All eyes on Tito’s mini-budget speech
Tense wait to see how finance boss deals with economic woes
South Africans will be looking to new finance minister Tito Mboweni to see how he envisages turning the country’s economy around when he delivers his mini-budget speech on Wednesday.
On October 9, a familiar face rejoined cabinet when President Cyril Ramaphosa announced Mboweni as the new finance boss.
Just more than a month earlier, the SA economy officially entered a technical recession, after Stats SA announced on September 4 that the country’s real gross domestic product had decreased by 0.7% in the second quarter of the year.
On Wednesday, Mboweni will deliver his maiden medium-term budget policy statement in parliament and many South Africans are looking to him to relieve the strain on their personal finances, strengthen prospects for job creation and bolster the economy as a whole.
Glenn Gillis, managing director of tech innovation group Sea Monster, said while there was much pressure on the new minister, there needed to be considerable focus on the small business space.
“What are Treasury and government really doing to effectively spur entrepreneurship, not just in the short-term, but over the next 10-15 years?
“We hear so much about the Fourth Industrial Revolution but I would like to see concrete plans from major role players, such as the government, on what they’re doing to prepare employers and employees of today and tomorrow for this,” he said.

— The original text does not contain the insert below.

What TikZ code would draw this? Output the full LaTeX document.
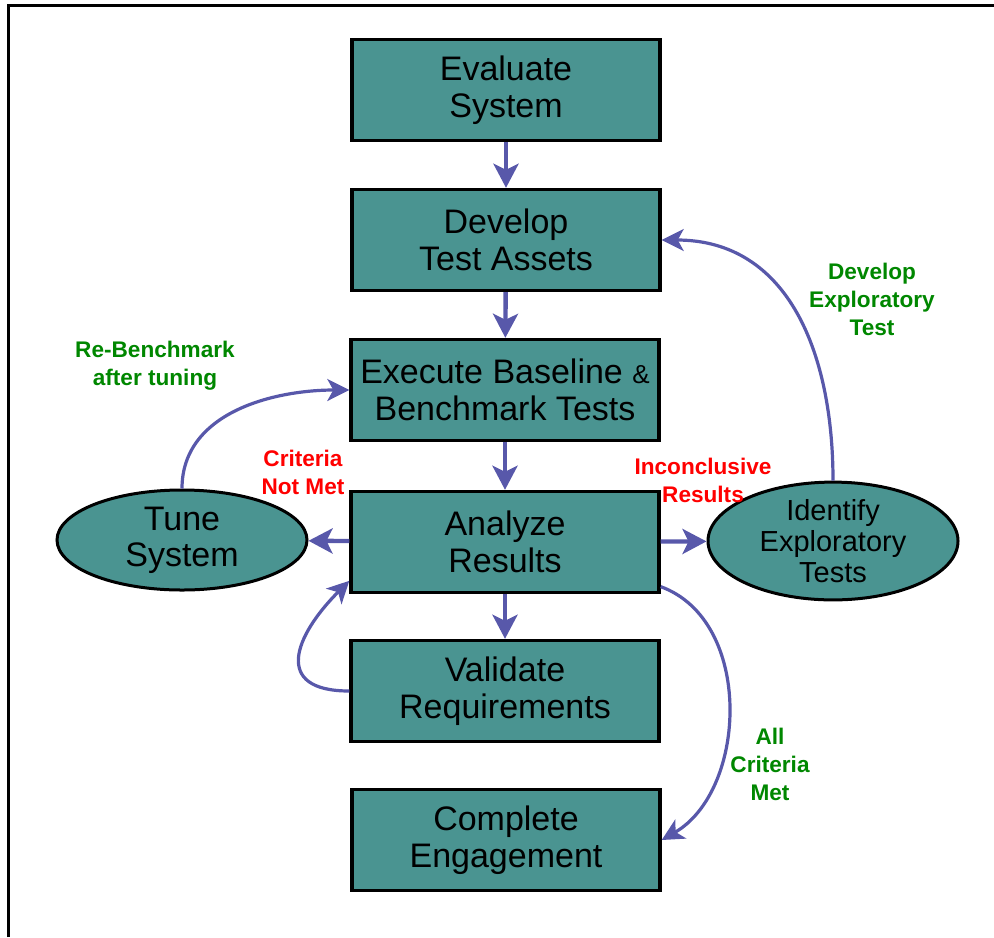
\documentclass[tikz,border=0pt]{standalone}
\usepackage{fontspec}
\setmainfont{Liberation Sans}
\usetikzlibrary{arrows.meta, shapes.geometric}

\definecolor{stagefill}{RGB}{74,148,145}
\definecolor{flowblue}{RGB}{88,88,170}
\definecolor{okgreen}{RGB}{0,135,0}

\tikzset{
  stage/.style={draw=black, line width=1.7pt, fill=stagefill, minimum width=154pt,
    minimum height=50.5pt, inner sep=0pt, align=center, font=\fontsize{17}{18.5}\selectfont},
  oval/.style={ellipse, draw=black, line width=1.5pt, fill=stagefill, minimum width=125pt,
    minimum height=50pt, inner sep=0pt, align=center},
  flow/.style={flowblue, line width=2.2pt, -{Stealth[length=12pt,width=12.5pt,inset=3pt]}},
  loop/.style={flowblue, line width=1.6pt, -{Stealth[length=11pt,width=11pt,inset=3pt]}},
  note/.style={font=\bfseries\fontsize{11.3}{14}\selectfont, align=center},
}

\begin{document}
\begin{tikzpicture}[x=0.5pt, y=0.5pt]
    \useasboundingbox (0,0) rectangle (994,-937);

    % Frame (only top and left edges show)
    \draw[line width=1.5pt] (8.5,-937) -- (8.5,-5) -- (994,-5);

    % Main stages
    \node[stage] (eval) at (506,-90) {Evaluate\\System};
    \node[stage] (assets) at (506,-240) {Develop\\Test Assets};
    \node[stage] (bench) at (505,-390) {Execute Baseline {\fontsize{13}{13}\selectfont\&}\\Benchmark Tests};
    \node[stage] (analyze) at (505,-542) {Analyze\\Results};
    \node[stage] (validate) at (505,-691) {Validate\\Requirements};
    \node[stage] (complete) at (506,-840) {Complete\\Engagement};

    % Side stages
    \node[oval, font=\fontsize{17}{18}\selectfont] (tune) at (182,-540) {Tune\\System};
    \node[oval, font=\fontsize{14.5}{15.5}\selectfont] (explore) at (833,-541) {Identify\\Exploratory\\Tests};

    % Straight flow
    \draw[flow] (eval) -- (assets);
    \draw[flow] (assets) -- (bench);
    \draw[flow] (bench) -- (analyze);
    \draw[flow] (analyze) -- (validate);
    \draw[flow] (analyze) -- (tune);
    \draw[flow] (analyze) -- (explore);

    % Loops back
    \draw[loop] (explore.north) to[out=90, in=0, looseness=1.1] (assets.east);
    \draw[loop] (tune.north) to[out=90, in=180] (bench.west);
    \draw[loop] (validate.west) to[out=180, in=225, looseness=1.8] (analyze.194);
    \draw[loop] (analyze.-16) to[out=-20, in=30] (complete.east);

    % Labels
    \node[note, okgreen] (rebench) at (155,-366) {Re-Benchmark\\after tuning};
    \node[note, red] (notmet) at (303,-472) {Criteria\\Not Met};
    \node[note, red] (inconcl) at (703,-480) {Inconclusive\\Results};
    \node[note, okgreen] (devexp) at (872,-299) {Develop\\Exploratory\\Test};
    \node[note, okgreen] (allmet) at (770,-764) {All\\Criteria\\Met};
\end{tikzpicture}
\end{document}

Nelson Mandela Bay Business Chamber CEO Nomkhita Mona said though Mboweni’s budget was not likely to include new priorities, it is the chamber’s hope that some of the funds for Ramaphosa’s stimulus package would be allocated towards industrial development in the metro.
“Nelson Mandela Bay is the infrastructural hub of our province and region.
“It is therefore vital that the maintenance of our road networks and electrical and water infrastructure is well-funded, in order to promote the ease of doing business efficiently and inexpensively.
“This, in turn, will contribute to economic growth and job creation.
“The country’s sluggish economic growth is a major challenge, coupled with the recent technical recession, the high unemployment rate and inequality.
“These are all areas that require solutions from the highest levels of government,” Mona said.
Teddy Daka, CEO of Etion Limited, a diversified digital technology solutions provider, said SA’s slow economic growth was a major cause for concern for all of its citizens – private and corporate.
“If this is to be turned around a number of things are critical.
“Our state-owned entities urgently need to be stabilised, particularly to reverse the pressure they are placing on public finances.
“Further, we need strategic investment into technology infrastructure which can enable business and the public sector to operate more efficiently and cost-effectively and improve service delivery across the board,” Daka said.
In the tourism sector, Thebe Tourism Group CEO Jerry Mabena said the industry was poised to deliver much-needed employment and as such would like to see the mini-budget focus on tangible plans for job creation through agriculture and tourism.
“We are looking forward to the minister giving direction and realisation of how the president’s job creation undertaking will be made real.
“The minister should provide a clear indication of how [the government] plans to reduce the staggering unemployment rate of 27.2% and how it’ll support SMEs in the tourism sector by creating an environment to allow for the sustainability of SMEs and assist them with financial support,” Mabena said.
Last year’s maiden medium-term budget, delivered by then finance minister Malusi Gigaba, received a pummelling from the market as the deficit ballooned, revenue collection tanked, spending breached its limits and debt soared to unprecedented levels.
Gigaba’s most alarming announcement, however, was the dramatic increase in the debt burden, which was expected to soar to 60.8% of gross domestic product by 2022.